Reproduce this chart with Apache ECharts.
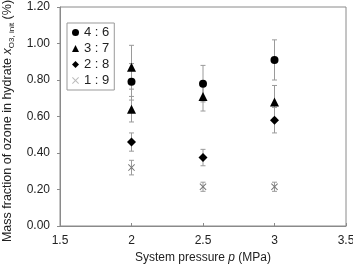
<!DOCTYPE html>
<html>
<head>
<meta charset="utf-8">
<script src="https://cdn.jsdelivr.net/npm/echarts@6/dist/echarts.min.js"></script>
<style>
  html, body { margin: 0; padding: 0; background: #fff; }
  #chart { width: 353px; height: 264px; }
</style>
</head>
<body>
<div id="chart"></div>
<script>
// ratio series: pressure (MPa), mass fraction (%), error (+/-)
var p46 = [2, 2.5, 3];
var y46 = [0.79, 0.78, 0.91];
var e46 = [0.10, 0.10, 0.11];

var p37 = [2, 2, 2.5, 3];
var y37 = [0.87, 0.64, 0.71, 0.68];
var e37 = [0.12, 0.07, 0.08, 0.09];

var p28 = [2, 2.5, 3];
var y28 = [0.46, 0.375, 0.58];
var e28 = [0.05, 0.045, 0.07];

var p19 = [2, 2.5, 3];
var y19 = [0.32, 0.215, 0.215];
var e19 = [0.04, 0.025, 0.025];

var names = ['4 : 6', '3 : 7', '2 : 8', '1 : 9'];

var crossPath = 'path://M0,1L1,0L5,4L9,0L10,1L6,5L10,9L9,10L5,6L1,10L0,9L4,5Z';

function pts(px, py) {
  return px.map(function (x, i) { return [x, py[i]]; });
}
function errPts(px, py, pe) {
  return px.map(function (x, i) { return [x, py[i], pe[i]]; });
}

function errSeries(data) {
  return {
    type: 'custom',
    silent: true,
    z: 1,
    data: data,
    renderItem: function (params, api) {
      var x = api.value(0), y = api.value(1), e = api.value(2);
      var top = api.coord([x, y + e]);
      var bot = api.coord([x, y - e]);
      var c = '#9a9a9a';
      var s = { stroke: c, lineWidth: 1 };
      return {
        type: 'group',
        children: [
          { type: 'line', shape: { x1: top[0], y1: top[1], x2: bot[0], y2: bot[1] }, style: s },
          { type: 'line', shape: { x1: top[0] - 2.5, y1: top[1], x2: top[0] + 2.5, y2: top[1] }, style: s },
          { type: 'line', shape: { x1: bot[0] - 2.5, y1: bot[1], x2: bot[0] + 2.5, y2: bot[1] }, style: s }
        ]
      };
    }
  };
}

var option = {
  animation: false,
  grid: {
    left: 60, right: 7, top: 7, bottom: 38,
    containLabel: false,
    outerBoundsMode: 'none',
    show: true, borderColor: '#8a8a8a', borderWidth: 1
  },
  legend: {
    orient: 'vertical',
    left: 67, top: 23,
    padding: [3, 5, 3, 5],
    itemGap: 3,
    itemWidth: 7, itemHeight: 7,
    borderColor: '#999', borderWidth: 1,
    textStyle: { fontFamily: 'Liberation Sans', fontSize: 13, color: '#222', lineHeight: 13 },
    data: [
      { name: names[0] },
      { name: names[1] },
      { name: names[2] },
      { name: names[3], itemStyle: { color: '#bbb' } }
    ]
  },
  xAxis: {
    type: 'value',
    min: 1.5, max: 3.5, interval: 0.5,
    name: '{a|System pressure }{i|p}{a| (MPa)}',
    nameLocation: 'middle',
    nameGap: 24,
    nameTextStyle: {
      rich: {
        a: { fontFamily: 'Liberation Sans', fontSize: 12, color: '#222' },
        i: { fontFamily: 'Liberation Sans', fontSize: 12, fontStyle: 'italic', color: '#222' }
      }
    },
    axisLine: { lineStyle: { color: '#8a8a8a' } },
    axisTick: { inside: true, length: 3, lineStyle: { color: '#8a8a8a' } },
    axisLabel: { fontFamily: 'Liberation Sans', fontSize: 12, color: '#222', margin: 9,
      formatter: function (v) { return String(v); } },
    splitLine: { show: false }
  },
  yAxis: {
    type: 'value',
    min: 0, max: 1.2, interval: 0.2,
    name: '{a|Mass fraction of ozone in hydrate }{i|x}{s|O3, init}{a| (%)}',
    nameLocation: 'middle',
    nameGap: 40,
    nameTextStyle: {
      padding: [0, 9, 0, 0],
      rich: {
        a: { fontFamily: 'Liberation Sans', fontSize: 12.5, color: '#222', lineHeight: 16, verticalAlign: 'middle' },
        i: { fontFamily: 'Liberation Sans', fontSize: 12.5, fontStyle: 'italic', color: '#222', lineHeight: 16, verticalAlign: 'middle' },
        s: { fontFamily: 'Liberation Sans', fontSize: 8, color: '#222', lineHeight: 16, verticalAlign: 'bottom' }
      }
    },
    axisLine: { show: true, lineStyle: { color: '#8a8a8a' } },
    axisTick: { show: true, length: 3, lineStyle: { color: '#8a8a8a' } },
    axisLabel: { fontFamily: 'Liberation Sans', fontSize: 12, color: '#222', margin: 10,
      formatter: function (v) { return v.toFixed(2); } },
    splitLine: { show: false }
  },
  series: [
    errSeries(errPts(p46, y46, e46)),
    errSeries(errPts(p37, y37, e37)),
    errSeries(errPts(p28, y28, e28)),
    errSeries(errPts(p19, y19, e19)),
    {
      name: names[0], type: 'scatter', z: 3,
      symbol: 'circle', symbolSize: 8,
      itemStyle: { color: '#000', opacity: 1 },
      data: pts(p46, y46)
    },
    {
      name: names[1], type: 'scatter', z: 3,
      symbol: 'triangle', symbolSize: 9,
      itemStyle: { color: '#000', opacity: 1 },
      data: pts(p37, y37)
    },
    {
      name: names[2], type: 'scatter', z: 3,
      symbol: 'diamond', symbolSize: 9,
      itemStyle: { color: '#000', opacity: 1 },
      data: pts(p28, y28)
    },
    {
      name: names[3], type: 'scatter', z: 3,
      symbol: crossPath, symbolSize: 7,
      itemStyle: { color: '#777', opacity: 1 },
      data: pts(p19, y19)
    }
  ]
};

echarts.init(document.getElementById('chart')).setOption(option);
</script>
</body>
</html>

══════════════════════════════

◆ **What is required**
Write out the listing above again, exactly, but with no pictures in the copy.

◆ **Response for this exercise**
Reproduce this chart with Apache ECharts.
<!DOCTYPE html>
<html>
<head>
<meta charset="utf-8">
<script src="https://cdn.jsdelivr.net/npm/echarts@6/dist/echarts.min.js"></script>
<style>
  html, body { margin: 0; padding: 0; background: #fff; }
  #chart { width: 353px; height: 264px; }
</style>
</head>
<body>
<div id="chart"></div>
<script>
// ratio series: pressure (MPa), mass fraction (%), error (+/-)
var p46 = [2, 2.5, 3];
var y46 = [0.79, 0.78, 0.91];
var e46 = [0.10, 0.10, 0.11];

var p37 = [2, 2, 2.5, 3];
var y37 = [0.87, 0.64, 0.71, 0.68];
var e37 = [0.12, 0.07, 0.08, 0.09];

var p28 = [2, 2.5, 3];
var y28 = [0.46, 0.375, 0.58];
var e28 = [0.05, 0.045, 0.07];

var p19 = [2, 2.5, 3];
var y19 = [0.32, 0.215, 0.215];
var e19 = [0.04, 0.025, 0.025];

var names = ['4 : 6', '3 : 7', '2 : 8', '1 : 9'];

var crossPath = 'path://M0,1L1,0L5,4L9,0L10,1L6,5L10,9L9,10L5,6L1,10L0,9L4,5Z';

function pts(px, py) {
  return px.map(function (x, i) { return [x, py[i]]; });
}
function errPts(px, py, pe) {
  return px.map(function (x, i) { return [x, py[i], pe[i]]; });
}

function errSeries(data) {
  return {
    type: 'custom',
    silent: true,
    z: 1,
    data: data,
    renderItem: function (params, api) {
      var x = api.value(0), y = api.value(1), e = api.value(2);
      var top = api.coord([x, y + e]);
      var bot = api.coord([x, y - e]);
      var c = '#9a9a9a';
      var s = { stroke: c, lineWidth: 1 };
      return {
        type: 'group',
        children: [
          { type: 'line', shape: { x1: top[0], y1: top[1], x2: bot[0], y2: bot[1] }, style: s },
          { type: 'line', shape: { x1: top[0] - 2.5, y1: top[1], x2: top[0] + 2.5, y2: top[1] }, style: s },
          { type: 'line', shape: { x1: bot[0] - 2.5, y1: bot[1], x2: bot[0] + 2.5, y2: bot[1] }, style: s }
        ]
      };
    }
  };
}

var option = {
  animation: false,
  grid: {
    left: 60, right: 7, top: 7, bottom: 38,
    containLabel: false,
    outerBoundsMode: 'none',
    show: true, borderColor: '#8a8a8a', borderWidth: 1
  },
  legend: {
    orient: 'vertical',
    left: 67, top: 23,
    padding: [3, 5, 3, 5],
    itemGap: 3,
    itemWidth: 7, itemHeight: 7,
    borderColor: '#999', borderWidth: 1,
    textStyle: { fontFamily: 'Liberation Sans', fontSize: 13, color: '#222', lineHeight: 13 },
    data: [
      { name: names[0] },
      { name: names[1] },
      { name: names[2] },
      { name: names[3], itemStyle: { color: '#bbb' } }
    ]
  },
  xAxis: {
    type: 'value',
    min: 1.5, max: 3.5, interval: 0.5,
    name: '{a|System pressure }{i|p}{a| (MPa)}',
    nameLocation: 'middle',
    nameGap: 24,
    nameTextStyle: {
      rich: {
        a: { fontFamily: 'Liberation Sans', fontSize: 12, color: '#222' },
        i: { fontFamily: 'Liberation Sans', fontSize: 12, fontStyle: 'italic', color: '#222' }
      }
    },
    axisLine: { lineStyle: { color: '#8a8a8a' } },
    axisTick: { inside: true, length: 3, lineStyle: { color: '#8a8a8a' } },
    axisLabel: { fontFamily: 'Liberation Sans', fontSize: 12, color: '#222', margin: 9,
      formatter: function (v) { return String(v); } },
    splitLine: { show: false }
  },
  yAxis: {
    type: 'value',
    min: 0, max: 1.2, interval: 0.2,
    name: '{a|Mass fraction of ozone in hydrate }{i|x}{s|O3, init}{a| (%)}',
    nameLocation: 'middle',
    nameGap: 40,
    nameTextStyle: {
      padding: [0, 9, 0, 0],
      rich: {
        a: { fontFamily: 'Liberation Sans', fontSize: 12.5, color: '#222', lineHeight: 16, verticalAlign: 'middle' },
        i: { fontFamily: 'Liberation Sans', fontSize: 12.5, fontStyle: 'italic', color: '#222', lineHeight: 16, verticalAlign: 'middle' },
        s: { fontFamily: 'Liberation Sans', fontSize: 8, color: '#222', lineHeight: 16, verticalAlign: 'bottom' }
      }
    },
    axisLine: { show: true, lineStyle: { color: '#8a8a8a' } },
    axisTick: { show: true, length: 3, lineStyle: { color: '#8a8a8a' } },
    axisLabel: { fontFamily: 'Liberation Sans', fontSize: 12, color: '#222', margin: 10,
      formatter: function (v) { return v.toFixed(2); } },
    splitLine: { show: false }
  },
  series: [
    errSeries(errPts(p46, y46, e46)),
    errSeries(errPts(p37, y37, e37)),
    errSeries(errPts(p28, y28, e28)),
    errSeries(errPts(p19, y19, e19)),
    {
      name: names[0], type: 'scatter', z: 3,
      symbol: 'circle', symbolSize: 8,
      itemStyle: { color: '#000', opacity: 1 },
      data: pts(p46, y46)
    },
    {
      name: names[1], type: 'scatter', z: 3,
      symbol: 'triangle', symbolSize: 9,
      itemStyle: { color: '#000', opacity: 1 },
      data: pts(p37, y37)
    },
    {
      name: names[2], type: 'scatter', z: 3,
      symbol: 'diamond', symbolSize: 9,
      itemStyle: { color: '#000', opacity: 1 },
      data: pts(p28, y28)
    },
    {
      name: names[3], type: 'scatter', z: 3,
      symbol: crossPath, symbolSize: 7,
      itemStyle: { color: '#777', opacity: 1 },
      data: pts(p19, y19)
    }
  ]
};

echarts.init(document.getElementById('chart')).setOption(option);
</script>
</body>
</html>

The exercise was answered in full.